FITK UIN Walisongo Online, Semarang – Universitas Islam Negeri (UIN) Walisongo Semarang menggelar wisuda ke-39 untuk program doktor (S-3), ke-64 untuk magister (S-2), dan ke-97 untuk sarjana (S-1) di Aula 2 Gedung Tgk Ismail Yaqub, Kampus III, Sabtu (23/8/2025). Sebanyak 2.023 wisudawan resmi dikukuhkan dalam acara tersebut.
Dari ribuan wisudawan, Muhammad Fawaid tampil menonjol sebagai lulusan terbaik sarjana Fakultas Ilmu Tarbiyah dan Keguruan (FITK) dari Program Studi Pendidikan Agama Islam (PAI). Ia berhasil meraih predikat cumlaude dengan IPK 3,92 dan menyelesaikan masa studinya dalam waktu 3 tahun 10 bulan 19 hari.
Pria kelahiran Rembang, Februari 2002 ini menuturkan, motivasinya menempuh pendidikan tinggi berangkat dari sebuah hadis Nabi tentang amal jariyah, salah satunya ilmu yang bermanfaat. “Saya bercita-cita menjadi guru agar bisa menyebarkan ilmu, terutama ilmu agama. Itulah alasan saya memilih PAI,” ujarnya.
Selama kuliah, Fawaid aktif di berbagai kegiatan akademik maupun organisasi. Ia tercatat sebagai anggota Ikatan Mahasiswa Muhammadiyah (IMM) sejak 2022, kemudian dipercaya menjadi pengurus bidang Tabligh Kajian dan Keislaman pada 2024. Selain itu, ia juga mengikuti program magang di MTs NU Sunan Katong Kaliwungu serta mengajar di SD Muhammadiyah 01 Semarang. Kini, setelah lulus, ia sudah kembali ke kampung halamannya dan mengajar di MTsN 1 Rembang.
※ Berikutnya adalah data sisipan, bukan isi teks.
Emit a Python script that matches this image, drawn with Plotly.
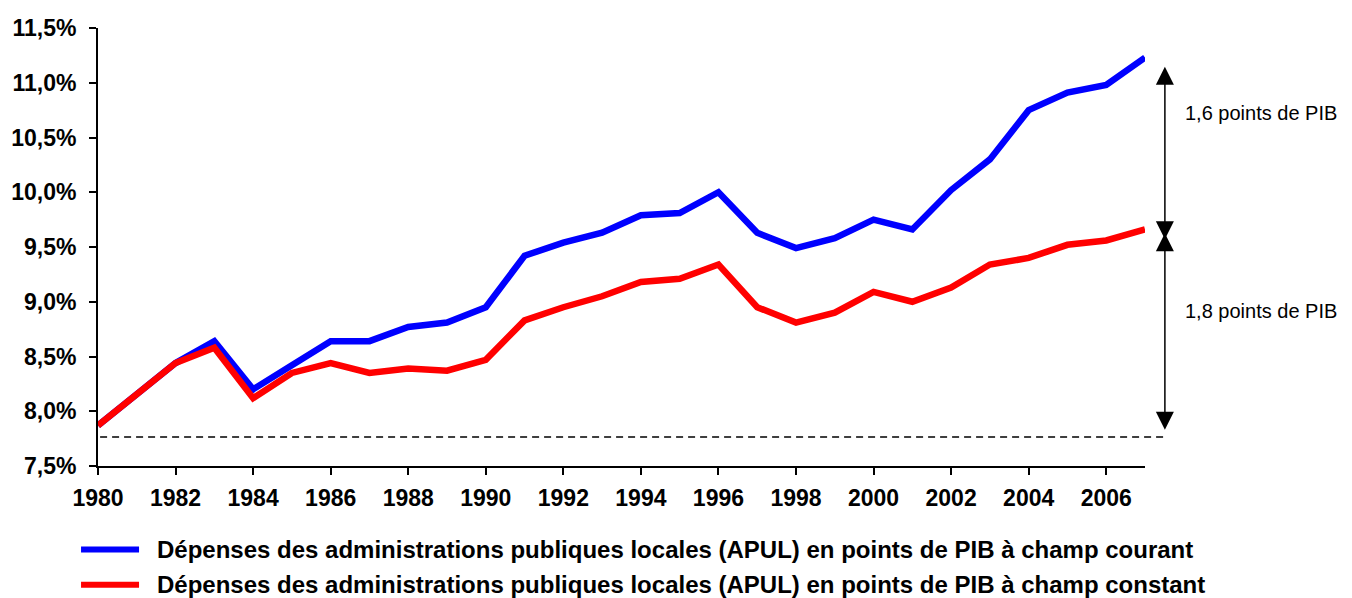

Tak hanya aktif berorganisasi, Fawaid juga meraih prestasi di bidang akademik. Bersama timnya, ia menjuarai lomba cerdas cermat (LCC) yang diselenggarakan oleh Himpunan Mahasiswa Jurusan (HMJ) PAI. Karya ilmiahnya pun dituangkan dalam skripsi berjudul “Pola Asuh Pendidikan Agama Islam dalam Keluarga Mualaf di Kota Semarang”, yang memperlihatkan kepeduliannya pada dinamika keislaman dalam keluarga.
Pengalaman selama berkuliah di UIN Walisongo memberikan banyak kesan mendalam. Selain mendapat teman dari berbagai daerah, Fawaid untuk pertama kalinya merantau ke luar kota. Ia bahkan sempat mencoba bekerja sampingan di jasa katering pernikahan hingga menjadi guru honorer. “Hasilnya memang tidak seberapa, tapi pengalaman itu sangat luar biasa,” tuturnya.
Namun, perjalanan akademiknya juga diwarnai ujian. Pada semester tiga, ia sempat jatuh sakit berbulan-bulan. Meski demikian, justru pada semester itu ia memperoleh nilai terbaik sepanjang kuliah. “Allah tidak hanya menyembuhkan saya, tetapi juga memberi hasil yang melampaui harapan,” kenangnya.
Fawaid menegaskan, inspirasi terbesarnya adalah sosok Dr. Nasirudin, dosen wali sekaligus pembimbing skripsinya. Dari beliau, ia belajar tentang ketelatenan, disiplin menjaga ibadah, dan rasa takut kepada dosa. Keteladanan itu, menurutnya, menjadi bekal penting dalam perjalanan akademik maupun pribadi.
Kepada mahasiswa lain, Fawaid berpesan agar selalu meniatkan kuliah sebagai ibadah. “Jika kuliah hanya untuk kerja, banyak sarjana yang masih menganggur. Jika hanya untuk gelar, itu hanya bertahan di dunia. Tapi jika diniatkan untuk mendekatkan diri kepada Allah, maka Allah akan menolong, memudahkan, dan menjadikan kebaikan itu kekal di sisi-Nya,” pungkasnya.